Terceiro, a literatura apocalíptica sugere claramente que revelação nunca está limitada ao cânon sagrado, porque Deus pode e continua a revelar Suas formas misteriosas para o profeta e vidente. As revelações de Deus para “Daniel,” “Enoque,” “Ezdras,” “Baruque,” e outros videntes apocalípticos representam novas verdades divinas que não podem ser encontradas na Torá de Moisés. De forma semelhante, os profetas e profetizas apocalípticos cristãos reivindicam oferecer a verdade divina anteriormente desconhecida, mas agora revelada. Com efeito, o apocalíptico é um forte protesto contra a noção de um cânon fechado. Deus sempre pode revelar mais do que está depositado nos conteúdos de um precioso livro sagrado. Sem dúvida, este aspecto do apocalíptico explica porque esses escritos eram raramente favorecidos pelos guardiões da religião institucionalizada, tanto judaica como cristã.

Finalmente, é importante compreender que a piedade apocalíptica fornece a ponte necessária entre o Velho e o Novo Testamento. A esperança apocalíptica serviu como o fundamento religioso e ideológico para a pregação de João Batista, Jesus, os primeiros discípulos e as epístolas mais antigas de São Paulo. 12.


1 Os livros apocalíticos mais comumente conhecidos são o livro de Daniel no Velho Testamento e o Apocalipse de São João no Novo Testamento. 1E. Kdsemann, New Testament Questions of Today (1969), p. 102.

2 Muito significantemente, o simpósio Revelation as History publicado por Parmenberg e seus amigos surgiu de um seminário teológico no outono de 1960.

3 K. Koch, The Rediscovery of Apocalyptic (1972), p. 14.

4 Para os textos, ver R. H. Charles, Apocrypha and Pseudepigrapha of the Old Testament. 2 volumes (1913); G. Vermes, Dead Sea Scrolls in English (1962).

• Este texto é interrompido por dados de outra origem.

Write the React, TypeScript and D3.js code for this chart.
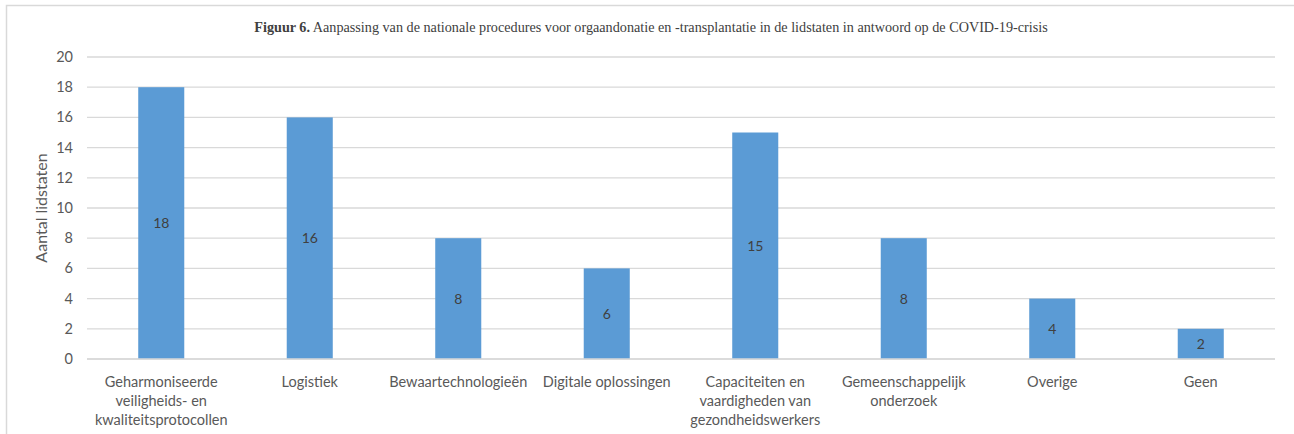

5 U. Hennecke-Schneemelcher, New Testament Apocrypha (1965), vol. 11.

6 Cf. M. Hengel, Judaism and Hellenism (1974).

7 H. H. Rowley, The Relevance of Apocalyptic (1963), pp. 13-53.

8 W. Schmithals, The Apocalyptic Movement (1975), pp. 13-49; Rowley, ibid., pp. 166-193.

9 Schmithals, op. cit., pp. 19-20.

10 O’Rowley, op. cit., pp. 178-179.

11 Schmithals, op. cit., pp. 113-123.

12 cf. K. Koch, “The Agonized Attempt to Save Jesus from Apocalyptic,” The Rediscovery of Apocalyptic (1972), pp. 57-97.